For Teton County, interventions to boost skills like English language fluency are followed by a strategy that might seem counterintuitive. Six years ago, when the district had an achievement gap closer to the state’s, administrators increased graduation requirements, mandating more years of math.
“When you have a school with increased requirements, you run a tighter ship. There is less room for error for students falling through the cracks, for students repeating and making up classes,” Crisp said. “It makes you dive deeply into the immediate moment with the students.”
That increase came with another focus on academic and social interventions. More counselors and social workers were hired so students had the support needed to maintain the academic rigor, something that was possible under Wyoming’s block grant model.
As some staff have retired, particularly administrators, the district has left positions unfilled, opting to hire for further student support. Superintendent Gillian Chapman said that in recent years she has turned most curriculum development work to the principals so she didn’t need to rehire those positions in her district office.
That has let her hire an extra assistant principal at both Jackson Hole High School and Middle School, as well as keep nursing positions filled. She also added a social worker at the middle school and Summit Innovations School, and another counselor at the high school.
In total the model funds the district for six counselors and social workers, information coordinator Charlotte Reynolds said, but it has 15 total. They offer all types of student support, from academic to social-emotional, as do the school resource officers the district uses foundation block grant money to help pay.
“It far exceeds what the model says we should have,” Chapman said. “But those are good examples of within the block grant … we can make some local decisions.”
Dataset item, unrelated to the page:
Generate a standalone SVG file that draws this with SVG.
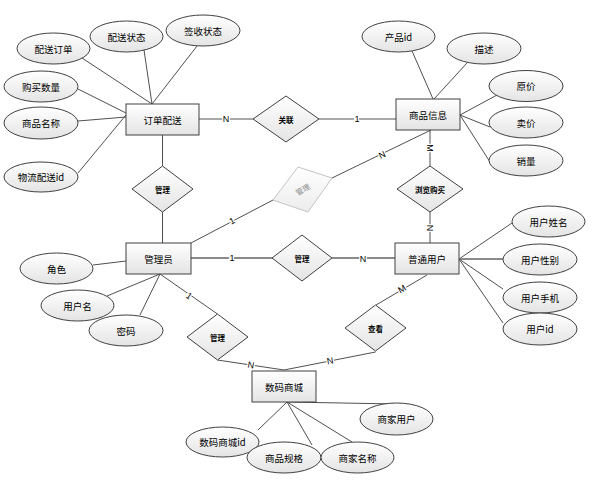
<svg xmlns="http://www.w3.org/2000/svg" width="596" height="483" viewBox="0 0 596 483">
<defs>
<linearGradient id="g" x1="0" y1="0" x2="0" y2="1">
<stop offset="0" stop-color="#ffffff"/>
<stop offset="1" stop-color="#e4e4e4"/>
</linearGradient>
<linearGradient id="gf" x1="0" y1="0" x2="0" y2="1">
<stop offset="0" stop-color="#ffffff"/>
<stop offset="1" stop-color="#ececec"/>
</linearGradient>
</defs>
<style>
.e rect{fill:url(#g);stroke:#404040;stroke-width:1}
.a ellipse{fill:url(#g);stroke:#404040;stroke-width:1}
.r polygon{fill:url(#g);stroke:#404040;stroke-width:1}
.t{font-family:"Noto Sans CJK SC","Liberation Sans",sans-serif;font-size:9.5px;fill:#000;text-anchor:middle;dominant-baseline:central}
.s{font-family:"Noto Sans CJK SC","Liberation Sans",sans-serif;font-size:7.5px;fill:#000;text-anchor:middle;dominant-baseline:central;font-weight:bold}
.cb{font-family:"Liberation Sans",sans-serif;font-size:9px;fill:#000;text-anchor:middle;dominant-baseline:central;paint-order:stroke;stroke:#fff;stroke-width:2.5}
#conn line{stroke:#505050;stroke-width:1}
#conn line.k{stroke:#8a8a8a;stroke-width:2.2}
</style>
<g id="conn">
<line x1="82" y1="58" x2="152" y2="104"/>
<line x1="144" y1="50" x2="152" y2="104"/>
<line x1="197" y1="46" x2="152" y2="104"/>
<line x1="78" y1="89" x2="126" y2="113"/>
<line x1="78" y1="121" x2="126" y2="117"/>
<line x1="78" y1="173" x2="126" y2="115"/>
<line x1="199" y1="119" x2="253" y2="119"/>
<line x1="319" y1="119" x2="396" y2="119"/>
<line x1="162.5" y1="135" x2="162.5" y2="166"/>
<line x1="162.5" y1="212" x2="162.5" y2="243"/>
<line x1="412" y1="51" x2="433" y2="99"/>
<line x1="467" y1="63" x2="434" y2="99"/>
<line x1="497" y1="95" x2="460" y2="115"/>
<line x1="490" y1="127" x2="460" y2="115"/>
<line x1="490" y1="162" x2="460" y2="115"/>
<line x1="430" y1="130" x2="430" y2="166"/>
<line x1="430" y1="212" x2="430" y2="243"/>
<line x1="431" y1="130" x2="332" y2="178"/>
<line x1="273" y1="200" x2="191" y2="243"/>
<line class="k" x1="191" y1="258" x2="273" y2="258"/>
<line class="k" x1="332" y1="258" x2="395" y2="258"/>
<line x1="93" y1="265" x2="126" y2="261"/>
<line x1="107" y1="296" x2="160" y2="274"/>
<line x1="140" y1="315" x2="160" y2="274"/>
<line x1="160" y1="274" x2="217.5" y2="314"/>
<line x1="459" y1="259" x2="512" y2="223"/>
<line class="k" x1="459" y1="259" x2="503" y2="259"/>
<line x1="459" y1="259" x2="503" y2="289"/>
<line x1="459" y1="259" x2="503" y2="323"/>
<line x1="427" y1="275" x2="376" y2="305"/>
<line x1="375.5" y1="352" x2="284" y2="370"/>
<line x1="217.5" y1="360" x2="284" y2="370"/>
<line x1="287" y1="402" x2="397" y2="404"/>
<line x1="258" y1="430" x2="287" y2="402"/>
<line x1="312" y1="445" x2="287" y2="402"/>
<line x1="352" y1="442" x2="287" y2="402"/>
</g>
<g id="labels">
<text class="cb" x="226" y="119">N</text>
<text class="cb" x="357" y="119">1</text>
<text class="cb" x="430" y="148" transform="rotate(90 430 148)">M</text>
<text class="cb" x="430" y="228" transform="rotate(90 430 228)">N</text>
<text class="cb" x="382" y="155" transform="rotate(-26 382 155)">N</text>
<text class="cb" x="232" y="221" transform="rotate(-28 232 221)">1</text>
<text class="cb" x="232" y="258">1</text>
<text class="cb" x="363" y="259">N</text>
<text class="cb" x="189" y="296" transform="rotate(35 189 296)">1</text>
<text class="cb" x="402" y="289" transform="rotate(-30 402 289)">M</text>
<text class="cb" x="330" y="361" transform="rotate(-11 330 361)">N</text>
<text class="cb" x="251" y="365" transform="rotate(9 251 365)">N</text>
</g>
<g id="e-order" class="e"><rect x="126" y="104" width="73" height="31"/><text class="t" x="162.5" y="119.5">订单配送</text></g>
<g id="e-goods" class="e"><rect x="396" y="99" width="64" height="31"/><text class="t" x="428" y="114.5">商品信息</text></g>
<g id="e-admin" class="e"><rect x="126" y="243" width="65" height="31"/><text class="t" x="158.5" y="258.5">管理员</text></g>
<g id="e-user" class="e"><rect x="395" y="243" width="64" height="31"/><text class="t" x="427" y="258.5">普通用户</text></g>
<g id="e-mall" class="e"><rect x="252" y="371" width="64" height="31"/><text class="t" x="284" y="386.5">数码商城</text></g>
<g id="r-guanlian" class="r"><polygon points="253,119 286,96 319,119 286,142"/><text class="s" x="286" y="119">关联</text></g>
<g id="r-guanli1" class="r"><polygon points="132,189 162.5,166 193,189 162.5,212"/><text class="s" x="162.5" y="189">管理</text></g>
<g id="r-guanli-faded"><polygon points="273,200 298,167 332,178 308,212" fill="url(#gf)" stroke="#c4c4c4" stroke-width="1"/><text class="s" x="302.5" y="189" transform="rotate(-30 302.5 189)" style="fill:#8c8c8c;font-weight:normal">管理</text></g>
<g id="r-guanli2" class="r"><polygon points="272,258 302,235 332,258 302,281"/><text class="s" x="302" y="258">管理</text></g>
<g id="r-liulan" class="r"><polygon points="397,189 430,166 463,189 430,212"/><text class="s" x="430" y="189">浏览购买</text></g>
<g id="r-guanli3" class="r"><polygon points="187,337 217.5,314 248,337 217.5,360"/><text class="s" x="217.5" y="337">管理</text></g>
<g id="r-chakan" class="r"><polygon points="345,328 375.5,305 406,328 375.5,351"/><text class="s" x="375.5" y="328">查看</text></g>
<g id="a-psdd" class="a"><ellipse cx="53.5" cy="48.5" rx="36.5" ry="15.5"/><text class="t" x="53.5" y="48.5">配送订单</text></g>
<g id="a-pszt" class="a"><ellipse cx="126.5" cy="36.5" rx="36.5" ry="15.5"/><text class="t" x="126.5" y="36.5">配送状态</text></g>
<g id="a-qszt" class="a"><ellipse cx="203" cy="30.5" rx="37" ry="15.5"/><text class="t" x="203" y="30.5">签收状态</text></g>
<g id="a-gmsl" class="a"><ellipse cx="41" cy="86.5" rx="37" ry="15.5"/><text class="t" x="41" y="86.5">购买数量</text></g>
<g id="a-spmc" class="a"><ellipse cx="41" cy="123" rx="37" ry="16"/><text class="t" x="41" y="123">商品名称</text></g>
<g id="a-wlps" class="a"><ellipse cx="41" cy="177" rx="37" ry="15"/><text class="t" x="41" y="177">物流配送id</text></g>
<g id="a-cpid" class="a"><ellipse cx="398.5" cy="36.5" rx="36.5" ry="15.5"/><text class="t" x="398.5" y="36.5">产品id</text></g>
<g id="a-ms" class="a"><ellipse cx="484" cy="48.5" rx="37" ry="15.5"/><text class="t" x="484" y="48.5">描述</text></g>
<g id="a-yj" class="a"><ellipse cx="526" cy="86" rx="37" ry="15.5"/><text class="t" x="526" y="86">原价</text></g>
<g id="a-mj" class="a"><ellipse cx="526" cy="122.5" rx="37" ry="15.5"/><text class="t" x="526" y="122.5">卖价</text></g>
<g id="a-xl" class="a"><ellipse cx="526" cy="160.5" rx="37" ry="15.5"/><text class="t" x="526" y="160.5">销量</text></g>
<g id="a-js" class="a"><ellipse cx="56.5" cy="268.5" rx="36.5" ry="15.5"/><text class="t" x="56.5" y="268.5">角色</text></g>
<g id="a-yhm" class="a"><ellipse cx="77.5" cy="305.5" rx="36.5" ry="15.5"/><text class="t" x="77.5" y="305.5">用户名</text></g>
<g id="a-mm" class="a"><ellipse cx="126" cy="330.5" rx="37" ry="15.5"/><text class="t" x="126" y="330.5">密码</text></g>
<g id="a-yhxm" class="a"><ellipse cx="548.5" cy="221.5" rx="36.5" ry="15.5"/><text class="t" x="548.5" y="221.5">用户姓名</text></g>
<g id="a-yhxb" class="a"><ellipse cx="540" cy="259.5" rx="37" ry="15.5"/><text class="t" x="540" y="259.5">用户性别</text></g>
<g id="a-yhsj" class="a"><ellipse cx="540" cy="297.5" rx="37" ry="15.5"/><text class="t" x="540" y="297.5">用户手机</text></g>
<g id="a-yhid" class="a"><ellipse cx="540" cy="329" rx="37" ry="16"/><text class="t" x="540" y="329">用户id</text></g>
<g id="a-sjyh" class="a"><ellipse cx="396.5" cy="419" rx="36.5" ry="16"/><text class="t" x="396.5" y="419">商家用户</text></g>
<g id="a-smscid" class="a"><ellipse cx="222.5" cy="442" rx="36.5" ry="15"/><text class="t" x="222.5" y="442">数码商城id</text></g>
<g id="a-spgg" class="a"><ellipse cx="284" cy="457.5" rx="37" ry="15.5"/><text class="t" x="284" y="457.5">商品规格</text></g>
<g id="a-sjmc" class="a"><ellipse cx="357.5" cy="457.5" rx="36.5" ry="15.5"/><text class="t" x="357.5" y="457.5">商家名称</text></g>
</svg>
Promises aren’t guaranteed
Graduation rate data from those six years shows both the promise of that concept and its tenuousness. Seven years ago the achievement gap between white and ELL students was 24.1%. The next three years it was lower than 4%. It has crept back up in the past three, though the county still graduates more of its ELL students than the state as a whole.
Knowing the success of Teton County’s focus on both student development and rigor, does Crisp think Jackson Hole High School’s method of repaying its educational debt can be replicated around the state?
“We haven’t done a lot of sharing about it. In public speaking engagements, we’ve spoken about it,” he said. “But I would caution, because of the unique nature of Wyoming districts being so rural, it would be hard to pull it off because of staffing.”